IHU – Se alguém lhe pedisse a indicação de apenas uma obra de Celso Furtado para ler e pensar sobre os desafios de nosso tempo, qual o senhor indicaria?
Acho que o livro “Formação econômica do Brasil” ainda é uma obra inspiradora para quem quer tomar contato com o pensamento de Furtado e, também, para se pensar os problemas do Brasil.
O livro é uma junção de teoria econômica e história, perpassa séculos de nossa história econômica e traz reflexões que ainda hoje são importantes, tais como: a importância do Estado Nacional e do Planejamento Econômico; a economia voltada para o mercado interno e a ampliação do poder de consumo; o combate às desigualdades sociais e econômicas.
Outros pontos fundamentais, também, sobretudo para os jovens estudantes de economia e ciências sociais, é o esforço de elaboração de conceitos e categorias para se pensar a realidade do Brasil e dos países atrasados. O livro é um exemplo de construção de um pensamento autônomo, livre de amarras teóricas que possam dar uma visão deturpada dos problemas do país.
IHU – O senhor também desenvolveu inúmeros trabalhos acerca do pensamento e da figura de Celso Furtado. A partir de tudo que já leu, pesquisou e ouviu sobre ele, o que imaginaria que ele poderia dizer acerca da esperança para um Brasil que viu voltar a dor da fome, do desalento e da falta de perspectiva de uma vida melhor?
Celso Furtado veria com grande desencanto e desespero a situação atual.
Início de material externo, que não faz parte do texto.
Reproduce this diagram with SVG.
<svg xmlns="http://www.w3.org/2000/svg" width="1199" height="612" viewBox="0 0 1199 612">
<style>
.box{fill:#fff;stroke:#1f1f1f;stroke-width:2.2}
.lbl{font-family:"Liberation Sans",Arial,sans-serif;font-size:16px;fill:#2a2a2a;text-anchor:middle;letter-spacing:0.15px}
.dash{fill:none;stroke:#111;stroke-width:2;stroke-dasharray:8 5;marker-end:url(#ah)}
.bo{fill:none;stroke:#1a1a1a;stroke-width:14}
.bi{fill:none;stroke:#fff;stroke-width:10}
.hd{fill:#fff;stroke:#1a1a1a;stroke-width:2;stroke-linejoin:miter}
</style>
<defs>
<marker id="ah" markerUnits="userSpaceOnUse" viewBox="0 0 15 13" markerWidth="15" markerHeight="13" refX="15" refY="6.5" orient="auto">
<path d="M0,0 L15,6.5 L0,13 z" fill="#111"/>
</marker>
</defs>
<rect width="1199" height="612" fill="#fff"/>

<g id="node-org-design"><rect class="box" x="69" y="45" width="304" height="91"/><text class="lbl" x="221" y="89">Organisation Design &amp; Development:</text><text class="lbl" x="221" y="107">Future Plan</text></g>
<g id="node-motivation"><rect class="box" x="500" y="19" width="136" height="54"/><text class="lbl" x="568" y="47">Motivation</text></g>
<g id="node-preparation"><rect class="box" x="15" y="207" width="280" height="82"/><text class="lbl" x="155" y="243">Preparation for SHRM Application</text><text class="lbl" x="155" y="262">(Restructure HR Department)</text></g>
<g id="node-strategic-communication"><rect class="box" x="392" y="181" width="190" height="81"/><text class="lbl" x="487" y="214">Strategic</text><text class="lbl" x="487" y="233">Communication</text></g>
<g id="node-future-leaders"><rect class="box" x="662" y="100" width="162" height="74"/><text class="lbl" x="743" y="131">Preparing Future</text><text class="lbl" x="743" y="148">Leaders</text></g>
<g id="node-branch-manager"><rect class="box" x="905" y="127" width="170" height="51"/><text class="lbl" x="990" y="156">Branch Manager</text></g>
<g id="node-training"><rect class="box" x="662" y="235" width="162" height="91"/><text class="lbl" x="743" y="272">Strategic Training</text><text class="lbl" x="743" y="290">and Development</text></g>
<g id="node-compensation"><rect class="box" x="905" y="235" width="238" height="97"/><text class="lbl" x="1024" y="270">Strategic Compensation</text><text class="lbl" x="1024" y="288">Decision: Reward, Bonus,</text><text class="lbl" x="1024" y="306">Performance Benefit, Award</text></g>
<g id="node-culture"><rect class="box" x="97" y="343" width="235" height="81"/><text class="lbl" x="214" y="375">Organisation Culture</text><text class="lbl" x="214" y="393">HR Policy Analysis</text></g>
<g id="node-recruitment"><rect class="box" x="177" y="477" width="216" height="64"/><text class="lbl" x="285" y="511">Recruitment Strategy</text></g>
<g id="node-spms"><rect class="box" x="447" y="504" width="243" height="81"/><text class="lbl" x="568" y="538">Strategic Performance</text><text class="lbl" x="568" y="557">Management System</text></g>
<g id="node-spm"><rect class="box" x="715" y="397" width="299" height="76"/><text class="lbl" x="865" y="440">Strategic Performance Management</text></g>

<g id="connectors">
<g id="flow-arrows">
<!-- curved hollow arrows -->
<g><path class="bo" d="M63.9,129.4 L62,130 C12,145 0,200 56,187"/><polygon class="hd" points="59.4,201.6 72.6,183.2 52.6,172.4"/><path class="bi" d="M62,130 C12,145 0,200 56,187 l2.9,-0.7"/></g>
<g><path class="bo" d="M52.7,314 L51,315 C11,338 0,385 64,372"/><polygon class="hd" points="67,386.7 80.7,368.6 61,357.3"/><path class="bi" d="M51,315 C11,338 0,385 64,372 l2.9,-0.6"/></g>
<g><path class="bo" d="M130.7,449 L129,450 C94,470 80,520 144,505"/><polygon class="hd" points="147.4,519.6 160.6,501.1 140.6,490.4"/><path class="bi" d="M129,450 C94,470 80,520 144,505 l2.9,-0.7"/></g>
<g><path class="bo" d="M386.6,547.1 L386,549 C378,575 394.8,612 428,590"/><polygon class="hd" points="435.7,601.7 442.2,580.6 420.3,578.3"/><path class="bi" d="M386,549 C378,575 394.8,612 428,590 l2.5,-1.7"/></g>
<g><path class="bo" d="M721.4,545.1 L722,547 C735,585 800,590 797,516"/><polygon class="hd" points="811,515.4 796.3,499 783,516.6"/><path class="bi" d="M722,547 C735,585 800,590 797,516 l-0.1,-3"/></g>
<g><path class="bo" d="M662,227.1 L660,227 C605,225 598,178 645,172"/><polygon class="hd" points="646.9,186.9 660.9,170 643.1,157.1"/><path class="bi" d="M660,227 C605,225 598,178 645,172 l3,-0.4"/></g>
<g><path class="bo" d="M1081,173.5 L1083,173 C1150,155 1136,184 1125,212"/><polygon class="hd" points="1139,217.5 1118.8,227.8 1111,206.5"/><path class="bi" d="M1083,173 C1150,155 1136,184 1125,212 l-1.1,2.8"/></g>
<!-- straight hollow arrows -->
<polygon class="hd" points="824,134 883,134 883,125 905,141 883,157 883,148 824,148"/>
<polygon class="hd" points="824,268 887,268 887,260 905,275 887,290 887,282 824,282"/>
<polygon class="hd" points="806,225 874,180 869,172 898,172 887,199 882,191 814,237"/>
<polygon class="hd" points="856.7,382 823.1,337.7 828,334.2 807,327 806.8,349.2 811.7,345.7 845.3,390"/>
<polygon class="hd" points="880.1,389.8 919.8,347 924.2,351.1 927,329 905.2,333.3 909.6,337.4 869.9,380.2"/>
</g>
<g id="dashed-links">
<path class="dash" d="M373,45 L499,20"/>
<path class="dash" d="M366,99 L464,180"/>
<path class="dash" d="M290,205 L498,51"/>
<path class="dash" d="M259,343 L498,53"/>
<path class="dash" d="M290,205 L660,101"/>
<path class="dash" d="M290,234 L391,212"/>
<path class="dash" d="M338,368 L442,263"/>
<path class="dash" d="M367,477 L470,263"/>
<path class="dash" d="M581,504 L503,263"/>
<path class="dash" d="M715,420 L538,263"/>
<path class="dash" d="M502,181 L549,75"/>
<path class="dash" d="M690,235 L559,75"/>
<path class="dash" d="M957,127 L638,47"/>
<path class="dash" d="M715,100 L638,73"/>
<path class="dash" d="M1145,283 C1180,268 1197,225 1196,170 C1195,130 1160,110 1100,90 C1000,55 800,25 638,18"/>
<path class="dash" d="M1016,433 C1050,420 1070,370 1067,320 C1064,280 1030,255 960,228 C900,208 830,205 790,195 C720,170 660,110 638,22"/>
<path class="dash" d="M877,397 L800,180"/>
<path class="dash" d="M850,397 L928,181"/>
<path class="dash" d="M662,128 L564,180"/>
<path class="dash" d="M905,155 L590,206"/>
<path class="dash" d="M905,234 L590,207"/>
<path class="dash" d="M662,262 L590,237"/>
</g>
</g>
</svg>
Veria tudo isso como um retorno ao que há de mais cruel em nosso passado. A exasperação dele seria muito grande, também, pois para ele a situação atual seria fruto de decisões de política econômica.
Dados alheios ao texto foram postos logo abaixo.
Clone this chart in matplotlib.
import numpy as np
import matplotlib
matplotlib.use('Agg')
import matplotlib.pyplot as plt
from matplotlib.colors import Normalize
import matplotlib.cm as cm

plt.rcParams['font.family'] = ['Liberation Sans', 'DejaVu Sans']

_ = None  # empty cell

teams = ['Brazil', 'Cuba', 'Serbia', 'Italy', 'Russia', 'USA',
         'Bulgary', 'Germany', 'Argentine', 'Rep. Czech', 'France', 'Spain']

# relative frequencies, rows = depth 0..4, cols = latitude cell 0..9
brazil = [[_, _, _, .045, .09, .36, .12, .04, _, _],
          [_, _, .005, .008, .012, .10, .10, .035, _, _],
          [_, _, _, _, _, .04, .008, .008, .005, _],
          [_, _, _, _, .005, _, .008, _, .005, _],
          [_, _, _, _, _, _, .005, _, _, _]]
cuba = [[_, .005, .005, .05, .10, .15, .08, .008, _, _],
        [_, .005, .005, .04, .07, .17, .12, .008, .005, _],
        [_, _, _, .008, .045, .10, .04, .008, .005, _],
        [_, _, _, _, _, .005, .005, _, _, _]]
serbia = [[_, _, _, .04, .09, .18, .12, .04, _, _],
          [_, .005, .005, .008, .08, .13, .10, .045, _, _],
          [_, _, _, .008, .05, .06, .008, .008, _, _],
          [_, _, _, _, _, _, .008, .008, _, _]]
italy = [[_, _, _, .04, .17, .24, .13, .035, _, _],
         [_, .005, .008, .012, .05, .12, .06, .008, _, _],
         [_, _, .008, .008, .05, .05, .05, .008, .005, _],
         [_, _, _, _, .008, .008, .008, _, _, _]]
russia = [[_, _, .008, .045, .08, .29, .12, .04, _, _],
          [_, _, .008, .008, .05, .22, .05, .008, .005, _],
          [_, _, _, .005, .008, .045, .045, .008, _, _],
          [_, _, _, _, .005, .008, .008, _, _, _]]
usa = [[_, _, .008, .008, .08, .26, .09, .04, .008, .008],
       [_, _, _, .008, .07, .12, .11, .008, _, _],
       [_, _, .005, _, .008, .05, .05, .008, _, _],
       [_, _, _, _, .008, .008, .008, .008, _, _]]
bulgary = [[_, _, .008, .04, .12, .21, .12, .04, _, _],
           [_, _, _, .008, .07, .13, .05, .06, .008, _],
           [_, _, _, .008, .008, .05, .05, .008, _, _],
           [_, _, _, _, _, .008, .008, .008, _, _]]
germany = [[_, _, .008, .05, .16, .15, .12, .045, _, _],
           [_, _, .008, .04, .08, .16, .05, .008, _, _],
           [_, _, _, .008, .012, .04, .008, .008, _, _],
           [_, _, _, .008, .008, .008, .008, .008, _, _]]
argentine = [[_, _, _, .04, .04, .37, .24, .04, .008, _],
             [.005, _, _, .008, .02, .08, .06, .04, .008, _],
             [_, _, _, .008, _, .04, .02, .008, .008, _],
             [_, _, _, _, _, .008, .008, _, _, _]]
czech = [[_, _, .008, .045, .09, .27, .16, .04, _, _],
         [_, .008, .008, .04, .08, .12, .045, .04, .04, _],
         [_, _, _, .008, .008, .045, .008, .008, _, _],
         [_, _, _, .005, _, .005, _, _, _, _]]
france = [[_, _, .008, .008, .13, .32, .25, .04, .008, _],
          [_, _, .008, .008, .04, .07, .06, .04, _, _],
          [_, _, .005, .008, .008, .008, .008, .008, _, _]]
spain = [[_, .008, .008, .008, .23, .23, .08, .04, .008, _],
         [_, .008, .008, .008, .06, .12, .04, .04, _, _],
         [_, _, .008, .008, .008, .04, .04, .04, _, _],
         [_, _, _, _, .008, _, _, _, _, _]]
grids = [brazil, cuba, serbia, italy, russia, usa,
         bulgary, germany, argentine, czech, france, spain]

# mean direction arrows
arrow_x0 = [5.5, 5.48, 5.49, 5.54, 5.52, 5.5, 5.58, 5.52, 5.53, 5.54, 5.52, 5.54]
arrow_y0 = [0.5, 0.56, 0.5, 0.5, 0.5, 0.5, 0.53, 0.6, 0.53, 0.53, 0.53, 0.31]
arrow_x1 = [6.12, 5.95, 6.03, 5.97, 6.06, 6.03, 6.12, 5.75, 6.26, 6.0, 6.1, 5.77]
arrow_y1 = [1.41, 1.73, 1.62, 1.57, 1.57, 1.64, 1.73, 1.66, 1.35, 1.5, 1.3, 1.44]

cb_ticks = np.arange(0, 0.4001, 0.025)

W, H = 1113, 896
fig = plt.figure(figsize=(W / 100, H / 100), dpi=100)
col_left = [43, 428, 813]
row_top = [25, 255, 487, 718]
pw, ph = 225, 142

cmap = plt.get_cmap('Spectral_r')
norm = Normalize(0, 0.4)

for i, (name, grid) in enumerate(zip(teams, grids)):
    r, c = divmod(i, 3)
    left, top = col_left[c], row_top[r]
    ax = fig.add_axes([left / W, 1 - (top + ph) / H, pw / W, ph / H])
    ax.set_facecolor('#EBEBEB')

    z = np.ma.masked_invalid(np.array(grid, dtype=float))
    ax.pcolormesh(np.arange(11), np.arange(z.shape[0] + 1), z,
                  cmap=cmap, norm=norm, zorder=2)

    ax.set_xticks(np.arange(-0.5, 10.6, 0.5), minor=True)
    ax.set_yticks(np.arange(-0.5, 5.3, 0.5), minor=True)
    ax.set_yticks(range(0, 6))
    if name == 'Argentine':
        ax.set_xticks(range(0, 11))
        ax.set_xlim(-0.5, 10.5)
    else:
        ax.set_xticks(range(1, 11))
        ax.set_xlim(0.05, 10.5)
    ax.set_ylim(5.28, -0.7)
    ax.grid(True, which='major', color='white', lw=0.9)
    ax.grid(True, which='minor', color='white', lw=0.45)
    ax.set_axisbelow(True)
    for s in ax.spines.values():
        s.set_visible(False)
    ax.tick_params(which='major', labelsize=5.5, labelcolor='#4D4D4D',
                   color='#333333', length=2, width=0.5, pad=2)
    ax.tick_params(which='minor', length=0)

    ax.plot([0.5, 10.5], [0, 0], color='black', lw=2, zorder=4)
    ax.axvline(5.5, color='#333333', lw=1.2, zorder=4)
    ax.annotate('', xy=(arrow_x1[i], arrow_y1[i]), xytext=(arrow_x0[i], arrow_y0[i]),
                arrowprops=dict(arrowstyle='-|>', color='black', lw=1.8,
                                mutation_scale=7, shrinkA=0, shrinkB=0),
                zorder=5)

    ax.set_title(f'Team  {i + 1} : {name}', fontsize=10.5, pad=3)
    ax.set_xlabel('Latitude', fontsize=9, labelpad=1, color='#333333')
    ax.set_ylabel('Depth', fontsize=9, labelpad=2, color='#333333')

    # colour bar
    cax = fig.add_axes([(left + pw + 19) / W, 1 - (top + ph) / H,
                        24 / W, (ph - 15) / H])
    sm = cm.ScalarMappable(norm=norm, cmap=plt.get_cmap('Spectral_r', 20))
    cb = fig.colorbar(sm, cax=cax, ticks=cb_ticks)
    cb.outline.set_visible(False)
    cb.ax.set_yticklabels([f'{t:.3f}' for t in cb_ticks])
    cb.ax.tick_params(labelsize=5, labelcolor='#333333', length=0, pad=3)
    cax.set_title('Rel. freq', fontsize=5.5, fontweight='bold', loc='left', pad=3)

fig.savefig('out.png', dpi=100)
O nível de miséria e de fome poderia ser facilmente evitado no Brasil com uma política que garantisse o fornecimento de alimentos para o mercado interno, em detrimento das exportações. As políticas redistributivas também poderiam ter sido tomadas de forma muito mais eficaz no país. Entretanto, acredito que Celso Furtado não desistiria de propor caminhos e soluções, pois a sua convicção na possibilidade da ação planejada e no papel do Estado para corrigir essas distorções é uma das ideias que moviam seu pensamento e sua ação.